My commentary here seems to point out the overall error of this poem. This pleases me, because I feel like I’ve actually wised up a bit since college. Another 25 years from now, I might look back at this blog and reflect on how lame this writing is, which would be nice (as it would show further progress). Or maybe in 25 years I’ll have come full circle, realizing that I actually peaked in college and merely slipped into delusion in the following decades.

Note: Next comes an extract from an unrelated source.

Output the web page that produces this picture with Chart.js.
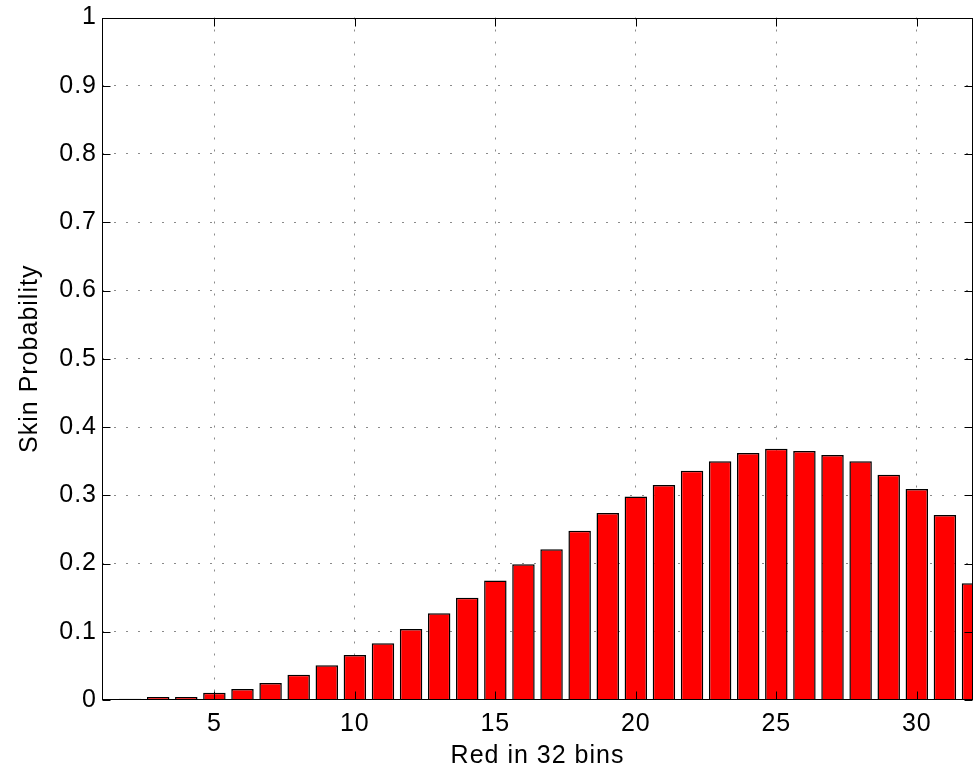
<!DOCTYPE html>
<html>
<head>
<meta charset="utf-8">
<title>Skin Probability by Red Bin</title>
<script src="https://cdn.jsdelivr.net/npm/chart.js@4.4.1/dist/chart.umd.min.js"></script>
<style>
  html, body { margin: 0; padding: 0; background: #ffffff; }
  #wrap { width: 976px; height: 767px; }
  canvas { display: block; }
</style>
</head>
<body>
<div id="wrap"><canvas id="chart" width="976" height="767"></canvas></div>
<script>
// Red channel quantised into 32 bins
const bins = [1, 2, 3, 4, 5, 6, 7, 8, 9, 10, 11, 12, 13, 14, 15, 16,
              17, 18, 19, 20, 21, 22, 23, 24, 25, 26, 27, 28, 29, 30, 31, 32];

// Probability of skin for each red bin
const skinProb = [0.0015, 0.002, 0.0045, 0.0045, 0.0105, 0.016, 0.025, 0.037,
                  0.051, 0.066, 0.083, 0.104, 0.127, 0.150, 0.175, 0.199,
                  0.221, 0.248, 0.274, 0.298, 0.315, 0.336, 0.350, 0.362,
                  0.368, 0.365, 0.359, 0.350, 0.330, 0.309, 0.271, 0.171];

// Axis ticks
const xTickValues = [5, 10, 15, 20, 25, 30];
const yTickValues = [0, 0.1, 0.2, 0.3, 0.4, 0.5, 0.6, 0.7, 0.8, 0.9, 1];
const yTickLabels = ['0', '0.1', '0.2', '0.3', '0.4', '0.5', '0.6', '0.7', '0.8', '0.9', '1'];

const FONT = "'Liberation Sans', Arial, Helvetica, sans-serif";
const FONT_SIZE = 25;

// Slightly looser letter spacing for all axis text
const textSpacing = {
  id: 'textSpacing',
  beforeDraw(chart) {
    if ('letterSpacing' in chart.ctx) chart.ctx.letterSpacing = '1px';
  }
};

// Box around the axes plus short inward tick marks on all four sides
const axesBox = {
  id: 'axesBox',
  afterDatasetsDraw(chart) {
    const { ctx, chartArea: a, scales } = chart;
    const L = Math.round(a.left) + 0.5, R = Math.round(a.right) - 0.5;
    const T = Math.round(a.top) + 0.5, B = Math.round(a.bottom) - 0.5;
    const len = 8;
    ctx.save();
    ctx.strokeStyle = '#000';
    ctx.lineWidth = 1;
    ctx.beginPath();
    scales.x.ticks.forEach(t => {
      const px = Math.round(scales.x.getPixelForValue(t.value)) + 0.5;
      ctx.moveTo(px, B); ctx.lineTo(px, B - len);
      ctx.moveTo(px, T); ctx.lineTo(px, T + len);
    });
    scales.y.ticks.forEach(t => {
      const py = Math.round(scales.y.getPixelForValue(t.value)) + 0.5;
      ctx.moveTo(L, py); ctx.lineTo(L + len, py);
      ctx.moveTo(R, py); ctx.lineTo(R - len, py);
    });
    ctx.stroke();
    ctx.strokeRect(L, T, R - L, B - T);
    ctx.restore();
  }
};

const gridColor = '#8a8a8a';

new Chart(document.getElementById('chart'), {
  type: 'bar',
  data: {
    datasets: [{
      data: bins.map((b, i) => ({ x: b, y: skinProb[i] })),
      backgroundColor: '#ff0000',
      borderColor: '#000000',
      borderWidth: 1.5,
      borderSkipped: 'start',
      categoryPercentage: 1.0,
      barPercentage: 0.8,
      clip: 0
    }]
  },
  options: {
    responsive: false,
    animation: false,
    devicePixelRatio: 1,
    layout: { padding: { left: 0, top: 15, right: 3, bottom: 0 } },
    plugins: {
      legend: { display: false },
      tooltip: { enabled: false }
    },
    scales: {
      x: {
        type: 'linear',
        min: 1,
        max: 32,
        offset: false,
        afterBuildTicks: s => { s.ticks = xTickValues.map(v => ({ value: v })); },
        afterFit: s => { s.height = 67; },
        grid: {
          offset: false,
          drawTicks: false,
          color: gridColor,
          lineWidth: 1
        },
        border: { display: false, dash: [2, 10] },
        ticks: {
          padding: 12,
          color: '#000',
          font: { family: FONT, size: FONT_SIZE, lineHeight: 1 },
          maxRotation: 0,
          callback: v => String(v)
        },
        title: {
          display: true,
          text: 'Red in 32 bins',
          color: '#000',
          padding: { top: 0, bottom: -2 },
          font: { family: FONT, size: FONT_SIZE, lineHeight: 1 }
        }
      },
      y: {
        min: 0,
        max: 1,
        afterBuildTicks: s => { s.ticks = yTickValues.map(v => ({ value: v })); },
        afterFit: s => { s.width = 102; },
        grid: {
          drawTicks: false,
          lineWidth: 1,
          color: c => (c.tick && (c.tick.value === 0 || c.tick.value === 1)) ? 'rgba(0,0,0,0)' : gridColor
        },
        border: { display: false, dash: [2, 10] },
        ticks: {
          padding: 5,
          color: '#000',
          font: { family: FONT, size: FONT_SIZE, lineHeight: 1 },
          callback: (v, i) => yTickLabels[i]
        },
        title: {
          display: true,
          text: 'Skin Probability',
          color: '#000',
          padding: { top: 18, bottom: 0 },
          font: { family: FONT, size: FONT_SIZE, lineHeight: 1 }
        }
      }
    }
  },
  plugins: [textSpacing, axesBox]
});
</script>
</body>
</html>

Line 14: never … got a “C”

I did once get a C in English, in junior high. Our class spent a whole quarter reading Greek mythology, and I hated it, even more than the critical literary theory I’d get a decade or so later. I didn’t sleep in class back then—my pre-teen hormones were raging too much for that—but I didn’t put in much effort, either. We each had to write a myth, replete with a moral, and I don’t remember much about my myth other than my moral, “Don’t try for perfection,” which seemed to really annoy the teacher. She gave me the worst grade in the whole class on that assignment, and made sure I knew it.

My dad was furious about that C. He really chewed my head off. If he’d asked what went wrong, maybe I could have explained about the Greek mythology, but he didn’t. All I offered in my defense was that my other grades were fine, and I even got an A+ in French. This made him even angrier and he launched this big lecture about why English classes are important. It’s funny to look back on this because when I eventually majored in English my dad was really disappointed. It’s tempting to wonder if he saw my choice of major as some kind of payback for his angry lecture, but I really doubt he remembers any of it, least of all the C. In case he reads this (which I also doubt): Hey Dad, guess what? I once got a C in English!